Separate names with a comma.
Discussion in 'Band Wagon' started by charlie chitlin, May 20, 2019.
I'm trying to imagine The Doors without a frontman.
Take a look at TheBand. 3 lead singers. Make the decisions for the songs. Yes eventually they fell apart, but that was mostly drug induced, and then Robertson become Hollywood star struck
They would have been the most popular band on the Holiday Inn circuit.
Does he write also?
Pete wrote Roger sang
Jim M sang and wrote - their most successful hits...Robbie
Robertson - wrote and they worked the songs for who or what combination fit best. They kept his mic off, he did eventually come to terms with his voice.
Jimmie Page wrote/stole and Robert sang
Are you first or is the music and the band? Ifhe fits in with you all, he works. He will make you step up your game
Don't underestimate yourself. It sounds like you can take credit for much of the band's success and audiences apparently like you. That's a pretty big deal. I've seen the live-wire front man thing backfire because the audience simply didn't like the guy or the show biz approach. I'd maybe give him a three song showcase and see how it goes from there. One song here and there is kind of hard to get a read on but three in a row should give you more of an idea whether you want to go there or not.
Also, if you're singing originals and he's doing tried and true crowd-pleasers, it might be an unfair comparison. You could do that, too, if you were to choose that direction.
This seems like a sensible approach, and Chicago and the others mentioned have been very successful with it. I was a big Chicago fan, too (first 3-4 LPs anyway). Maybe suggest to him that the two of you go over some of the songs you think he'd be better singing, let him know there's room for him to take leads, and that you want what's best for the band. I'd see how it goes from there.
Charlie, I just saw your "Come Out Baby" video on the page linked in your signature—you've already got a great thing going, you guys cook! The more talent the merrier I say. I agree with the cautions about taking it slow at first if you don't know the fellow well.
Good luck, I'm following this story.
I’d gladly share the job. The two of you can entertain the audience and play off of each other. If you’re trying to develop a specific sounds, it would have to be a hall and oats or Lennon and McCartney situation. We all know how those ended though, so enjoy it before you embark on a solo career.
Sent from my iPhone using Tapatalk
It seems you’re somewhat threatened by someone with different talents that, at least in the way You expressed your misgivings, you perceive to be superior to yours.
In that case, as a leader you have to decide if your band is about you or the band. When I was ICU Director for over 8 years, I hired smarter doctors and yikes(!) It was tough at first because I was always the go-to guy and that satisfied my ego. But the care improved, the Unit got better, I learned more and personally got better. It was win-win.

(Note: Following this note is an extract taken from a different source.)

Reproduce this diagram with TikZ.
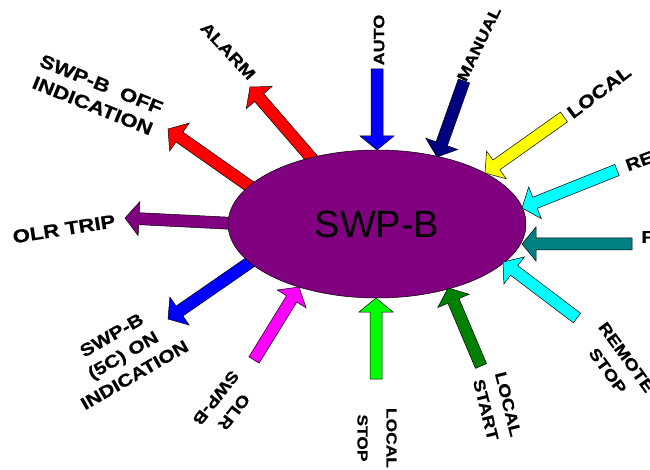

It all depends on your ego ( think performers need a big Ego to do well) deals with the new talent. Turn the negativity positive.
It’s cool with me.
Fronting a band can be a lot of extra, thankless work.
I strive to be brief, and (hopefully) entertaining and enjoyable.
I live to gig, and the inverse.
I love it when someone is good, at anything on the bandstand.
It keeps it all going, which is mission #1.
Brian Wilson did the same with Pet Sounds. Those guys were his brothers!
Just trying to figure out what to do about it.
Fire him!...or what's a frontman do? interact with the crowd? or you could refute everything they say...just some options
Can you count on him? Know him well? In my band me and the singer cover most of the lead vocals, although we have had side men that sing better than us, they tend to come and go. We stay the core because we can always work that way.
man; I would welcome some help; if only to have someone to 'talk' to on mic other than the audience...
fronting (to me) is harder than the playing/singing at same time-- it's a real trick to engage a whole room of folk...
OK. Consider yourself fortunate this performer wants to work with you and have some fun. “Compare yourself to who you were yesterday not what someone else is today”.
We have three guys that sing in my band. We're all "OK" at it. While I can nominally be considered the leader of the band, I'm more than happy to have some of the attention on them every other song or so. We take turns on the mic chatting with the crowd, etc. The harp guy was assigned to "intro the band" while I swapped guitars for instance.
What I have found, oddly, is that the more I do this, the better I get at it. If that mic is on, I've ended up saying some wacky "frontman" kinda stuff...asked the crowd of friends to turn to their neighbor and introduce themselves, everyone laughed. Just popped into my head and out of my mouth. I sure wouldn't make a whole night of my crummy stand up routine of course.
Agree with this. Don't immediately think you have to put all your eggs in that basket. He can leave tomorrow. Happens all the time.
If it is "your" band you should continue to treat is that way and let this guy work in some tunes but don't change the overall focus and mission.
THIS! Let everyone shine, and let the band be that much stronger for it.